Pero las cosas pintan terribles y el aire en las ciudades se convierte en una nube de polvo negro, así el cielo en Xixón. Y una huerta en el campo -antes de que el TTIP nos haga reclamar el derecho al alimento (igual que a la vivienda, la educación o la sanidad) por su ausencia- parece buena idea. Estos días tuve ocasión de hablar con mujeres valientes, decididas, que tuvieron claro que querían estar en el medio rural, y que encontraron la ocupación profesional a raíz del entorno. Proyectos hermosos e inteligentes que funcionan tan bien que parece fácil. No es mal plan esto de volver a donde una se crió y descubrió el sabor de la leche o l'aire les castañes.
Pero antes de que ésta parezca la versión rural y autocomplaciente de un anuncio de Ikea, diré que conocer a una mujer inteligente, trabajadora y sensata como Laura Ibarra, me recordó que si esta historia había sido dura para mi abuela, nada tenía por qué hacerla más sencilla para una mujer hoy. Más si pensamos que los pueblos se vacían, y que donde apenas quedan algunas personas mayores no hay intención de cuidar la red de servicios. Sin tejido social, sin relevo generacional, qué compañía con la que pelear cada día en una tierra que puede ser hermosa pero también dura. Como si ser autónoma en una ciudad fuera sencillo. Ahora añade que el colegio de tu hijo no está a tres manzanas andando, sino a varios kilómetros. Que el centro de salud no está en tu barrio sino a un par de pueblos de tu casa. Que la tribu que se necesita para un proyecto -ya sea sacar adelante un negocio o criar a una hija- es una tribu virtual: esto es, que no hay tribu.

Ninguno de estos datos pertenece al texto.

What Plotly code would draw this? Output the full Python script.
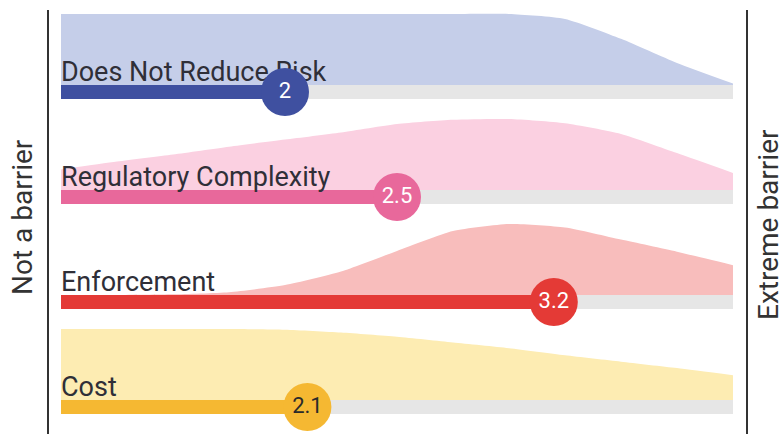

Da igual que entendamos el tiempo que nos toca como una historia de batalla o de resistencia: sabemos que no se logrará nada en soledad. Aprendimos aquello de la tierra para quien la trabaja, pero por el camino se fue diluyendo, olvidando. Pienso en el poema que hoy querría escribirle a mi güela. Para seguir hablando de sus manos, hablaría de cómo el cuidado hace fértil esa tierra. Para seguir hablando de sus manos, hablaría de las de mi hijo, escogiendo patatas todavía húmedas porque están recién sacadas. Para describir sus manos, escribiría sobre las manos de Marta recolectando arándanos en San Xusto, o las de Ángela colocando tomates verdes en su puesto del mercado de Cabranes, o las de Laura recogiendo escanda. El poema que hoy querría escribirle a mi abuela le diría que ni invisible ni sola. Pero no hace falta un poema, porque hoy la diputada Paula Valero lee las palabras de Laura Ibarra en el Parlamento Asturiano. Porque hoy la eurodiputada Estefanía Torres habla ante la Cámara para decir que desde Bruselas se va a trabajar para evitar la despoblación de las zonas rurales. A veces el poema sucede sin necesidad de que nadie lo escriba. El cambio ya ocurre como un verso imparable.